Данте | страница 83



Торжественно звучит начальная строфа первой канцоны:

Вы, движущие третьи небеса,
Их разумея, мне внемлите тайно.
Я слышу — в сердце голос прозвучал,
Столь новый для других, необычайно.
Покорна вам небесная краса.
Я вашу власть и волю ощущал;
Ваш свет мне в сердце силу излучал.
Не скрою горести и упованья.
Высокий слух прошу я приклонить.
Чтоб мог испытанное вам открыть.
Души услышьте скорбные рыданья.
Вот в спор вступает дух астральный с ней
В сияньи ваших радостных огней.

В заключительном обращении к самой канцоне, написанном в духе провансальских трубадуров, Данте говорит о сложности своей философской поэтики:

Канцона, будут редки, мнится мне,
Те, кто твоим ученьем насладятся,—
Столь труден, столь возвышен твой язык.
Но коль тебе придется повстречаться
С тем, кто твоим стремленьям чужд вполне,
Утешься, — пусть он в тайну не проник.
Скажи ему. являя новый лик,
Покорный гармоническому строю:
«О, полюбуйся хоть моей красою!»

Последний стих призывает читателя, если он не уразумеет глубокого содержания канцоны, воспринять ее интуитивно, оценить ее мастерство и силу ее экспрессии.

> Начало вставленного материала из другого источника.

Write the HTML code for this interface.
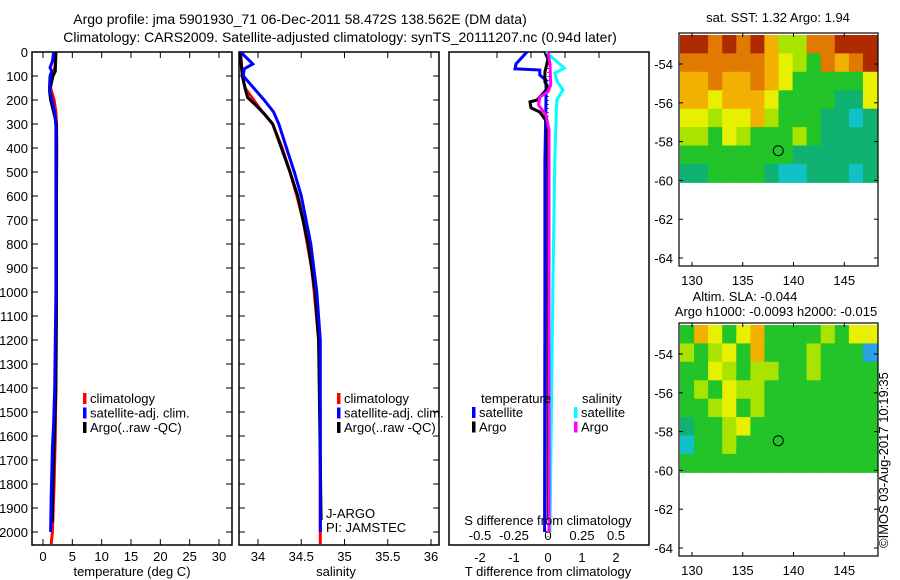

Данте говорит о том, что поэзия его охватывает несколько планов. Нужно принять во внимание, что на исходе средних веков писатели думали сложно и многосмысленно и прибегали к многопланному толкованию своих и чужих текстов. По-своему они были реалисты, так как прежде всего требовали, чтобы событие, о котором повествовалось, происходило в действительности; затем уже оно могло толковаться как содержащее некую моральную истину и в аллегорическом смысле; наконец, следовало «анагогическое» понимание, по которому данное событие было не только тем, чем оно казалось сначала, но говорило об истине, скрытой под покровом обычных слов. Это высшее символическое толкование связывалось с восхождением души и тайнами небес. В средние века оно предназначалось первоначально только для объяснения текстов священного писания; его применение к светской поэзии и светской литературе было дерзким новшеством. Только у Данте такое символическое понимание поэзии становится обычным. Не следует, конечно думать, что к каждому событию реальной жизни применялось многосмысленное толкование; к нему прибегали, если речь шла о явлениях важных и торжественных. Предоставим слово Данте-теоретику, разъясняющему своим читателям принятую и разработанную им систему многосмыслия: «Надо знать, что писания могут быть поняты и должны толковаться с величайшим напряжением в четырех смыслах. Первый называется буквальным (и это тот смысл, который не простирается дальше буквального значения вымышленных слов); таковы басни поэтов. Второй называется аллегорическим; он таится под покровом этих басен и является истиной, скрытой под прекрасной ложью; так, когда Овидий говорит, что Орфей своей кифарой укрощал зверей и заставлял деревья и камни к нему приближаться, это означает, что мудрый человек мог бы орудием своего голоса укрощать и усмирять жестокие сердца и мог бы подчинять своей воле тех, кто не участвует в жизни науки и искусства; те же, кто не обладает разумной жизнью, подобны камням».